* _Work required_: Your task is to output the listing word for word, with pictures excluded.

* _Data excerpt_:
□ □ □ □ □ □ □
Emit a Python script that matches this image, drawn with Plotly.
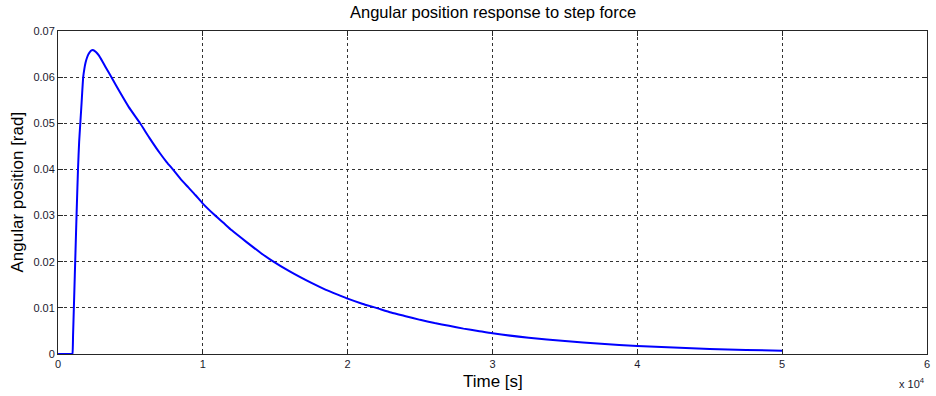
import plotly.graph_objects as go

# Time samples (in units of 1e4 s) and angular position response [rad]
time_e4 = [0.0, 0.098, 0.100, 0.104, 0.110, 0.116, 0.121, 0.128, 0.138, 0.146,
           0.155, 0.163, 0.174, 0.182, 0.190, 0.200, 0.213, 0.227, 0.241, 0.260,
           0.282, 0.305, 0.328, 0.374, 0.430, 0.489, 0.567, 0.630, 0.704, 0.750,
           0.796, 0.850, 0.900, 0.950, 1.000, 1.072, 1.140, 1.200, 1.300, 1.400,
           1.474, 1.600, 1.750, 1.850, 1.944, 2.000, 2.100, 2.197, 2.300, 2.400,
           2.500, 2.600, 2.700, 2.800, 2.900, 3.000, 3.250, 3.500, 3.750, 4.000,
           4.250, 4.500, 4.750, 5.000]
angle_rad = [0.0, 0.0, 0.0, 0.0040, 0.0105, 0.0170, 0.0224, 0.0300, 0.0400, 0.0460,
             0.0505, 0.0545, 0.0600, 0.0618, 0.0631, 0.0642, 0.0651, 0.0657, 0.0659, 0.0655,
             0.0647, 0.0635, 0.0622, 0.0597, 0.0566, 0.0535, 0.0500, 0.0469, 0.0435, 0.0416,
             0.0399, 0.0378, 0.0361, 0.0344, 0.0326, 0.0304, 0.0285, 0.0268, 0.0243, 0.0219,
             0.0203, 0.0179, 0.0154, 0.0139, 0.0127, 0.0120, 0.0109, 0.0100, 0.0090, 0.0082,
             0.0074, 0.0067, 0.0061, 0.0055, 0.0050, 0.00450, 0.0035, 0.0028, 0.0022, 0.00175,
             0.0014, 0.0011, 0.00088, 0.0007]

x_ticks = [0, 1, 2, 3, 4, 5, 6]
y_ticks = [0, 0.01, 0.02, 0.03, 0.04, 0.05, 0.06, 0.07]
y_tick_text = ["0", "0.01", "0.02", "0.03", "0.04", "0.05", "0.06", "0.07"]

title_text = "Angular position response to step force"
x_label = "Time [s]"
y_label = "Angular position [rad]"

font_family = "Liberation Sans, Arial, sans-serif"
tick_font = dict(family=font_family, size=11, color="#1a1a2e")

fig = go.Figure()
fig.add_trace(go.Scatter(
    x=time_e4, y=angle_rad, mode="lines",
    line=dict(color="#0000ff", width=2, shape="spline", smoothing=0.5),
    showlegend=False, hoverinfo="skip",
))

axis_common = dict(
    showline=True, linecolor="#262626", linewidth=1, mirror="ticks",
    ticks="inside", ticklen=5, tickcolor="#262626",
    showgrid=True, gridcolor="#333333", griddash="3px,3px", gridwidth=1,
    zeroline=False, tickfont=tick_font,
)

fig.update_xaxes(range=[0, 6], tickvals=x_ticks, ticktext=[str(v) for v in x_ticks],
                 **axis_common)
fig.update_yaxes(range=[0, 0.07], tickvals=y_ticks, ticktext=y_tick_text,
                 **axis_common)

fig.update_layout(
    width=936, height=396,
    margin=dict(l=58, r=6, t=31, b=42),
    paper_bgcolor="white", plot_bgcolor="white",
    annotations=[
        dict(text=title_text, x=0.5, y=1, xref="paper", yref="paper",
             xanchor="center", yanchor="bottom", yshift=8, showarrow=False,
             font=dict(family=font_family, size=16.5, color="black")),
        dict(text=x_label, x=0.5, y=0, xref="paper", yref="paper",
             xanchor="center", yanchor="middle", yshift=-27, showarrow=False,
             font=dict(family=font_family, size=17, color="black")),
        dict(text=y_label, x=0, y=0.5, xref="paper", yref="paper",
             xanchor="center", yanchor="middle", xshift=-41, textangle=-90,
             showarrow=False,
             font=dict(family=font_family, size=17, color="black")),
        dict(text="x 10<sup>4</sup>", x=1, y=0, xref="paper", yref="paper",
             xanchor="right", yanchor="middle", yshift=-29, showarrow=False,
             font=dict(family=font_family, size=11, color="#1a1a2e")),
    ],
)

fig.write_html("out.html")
□ □ □ □ □ □ □
* _Exercise result_:
Emit a Python script that matches this image, drawn with Plotly.
import plotly.graph_objects as go

# Time samples (in units of 1e4 s) and angular position response [rad]
time_e4 = [0.0, 0.098, 0.100, 0.104, 0.110, 0.116, 0.121, 0.128, 0.138, 0.146,
           0.155, 0.163, 0.174, 0.182, 0.190, 0.200, 0.213, 0.227, 0.241, 0.260,
           0.282, 0.305, 0.328, 0.374, 0.430, 0.489, 0.567, 0.630, 0.704, 0.750,
           0.796, 0.850, 0.900, 0.950, 1.000, 1.072, 1.140, 1.200, 1.300, 1.400,
           1.474, 1.600, 1.750, 1.850, 1.944, 2.000, 2.100, 2.197, 2.300, 2.400,
           2.500, 2.600, 2.700, 2.800, 2.900, 3.000, 3.250, 3.500, 3.750, 4.000,
           4.250, 4.500, 4.750, 5.000]
angle_rad = [0.0, 0.0, 0.0, 0.0040, 0.0105, 0.0170, 0.0224, 0.0300, 0.0400, 0.0460,
             0.0505, 0.0545, 0.0600, 0.0618, 0.0631, 0.0642, 0.0651, 0.0657, 0.0659, 0.0655,
             0.0647, 0.0635, 0.0622, 0.0597, 0.0566, 0.0535, 0.0500, 0.0469, 0.0435, 0.0416,
             0.0399, 0.0378, 0.0361, 0.0344, 0.0326, 0.0304, 0.0285, 0.0268, 0.0243, 0.0219,
             0.0203, 0.0179, 0.0154, 0.0139, 0.0127, 0.0120, 0.0109, 0.0100, 0.0090, 0.0082,
             0.0074, 0.0067, 0.0061, 0.0055, 0.0050, 0.00450, 0.0035, 0.0028, 0.0022, 0.00175,
             0.0014, 0.0011, 0.00088, 0.0007]

x_ticks = [0, 1, 2, 3, 4, 5, 6]
y_ticks = [0, 0.01, 0.02, 0.03, 0.04, 0.05, 0.06, 0.07]
y_tick_text = ["0", "0.01", "0.02", "0.03", "0.04", "0.05", "0.06", "0.07"]

title_text = "Angular position response to step force"
x_label = "Time [s]"
y_label = "Angular position [rad]"

font_family = "Liberation Sans, Arial, sans-serif"
tick_font = dict(family=font_family, size=11, color="#1a1a2e")

fig = go.Figure()
fig.add_trace(go.Scatter(
    x=time_e4, y=angle_rad, mode="lines",
    line=dict(color="#0000ff", width=2, shape="spline", smoothing=0.5),
    showlegend=False, hoverinfo="skip",
))

axis_common = dict(
    showline=True, linecolor="#262626", linewidth=1, mirror="ticks",
    ticks="inside", ticklen=5, tickcolor="#262626",
    showgrid=True, gridcolor="#333333", griddash="3px,3px", gridwidth=1,
    zeroline=False, tickfont=tick_font,
)

fig.update_xaxes(range=[0, 6], tickvals=x_ticks, ticktext=[str(v) for v in x_ticks],
                 **axis_common)
fig.update_yaxes(range=[0, 0.07], tickvals=y_ticks, ticktext=y_tick_text,
                 **axis_common)

fig.update_layout(
    width=936, height=396,
    margin=dict(l=58, r=6, t=31, b=42),
    paper_bgcolor="white", plot_bgcolor="white",
    annotations=[
        dict(text=title_text, x=0.5, y=1, xref="paper", yref="paper",
             xanchor="center", yanchor="bottom", yshift=8, showarrow=False,
             font=dict(family=font_family, size=16.5, color="black")),
        dict(text=x_label, x=0.5, y=0, xref="paper", yref="paper",
             xanchor="center", yanchor="middle", yshift=-27, showarrow=False,
             font=dict(family=font_family, size=17, color="black")),
        dict(text=y_label, x=0, y=0.5, xref="paper", yref="paper",
             xanchor="center", yanchor="middle", xshift=-41, textangle=-90,
             showarrow=False,
             font=dict(family=font_family, size=17, color="black")),
        dict(text="x 10<sup>4</sup>", x=1, y=0, xref="paper", yref="paper",
             xanchor="right", yanchor="middle", yshift=-29, showarrow=False,
             font=dict(family=font_family, size=11, color="#1a1a2e")),
    ],
)

fig.write_html("out.html")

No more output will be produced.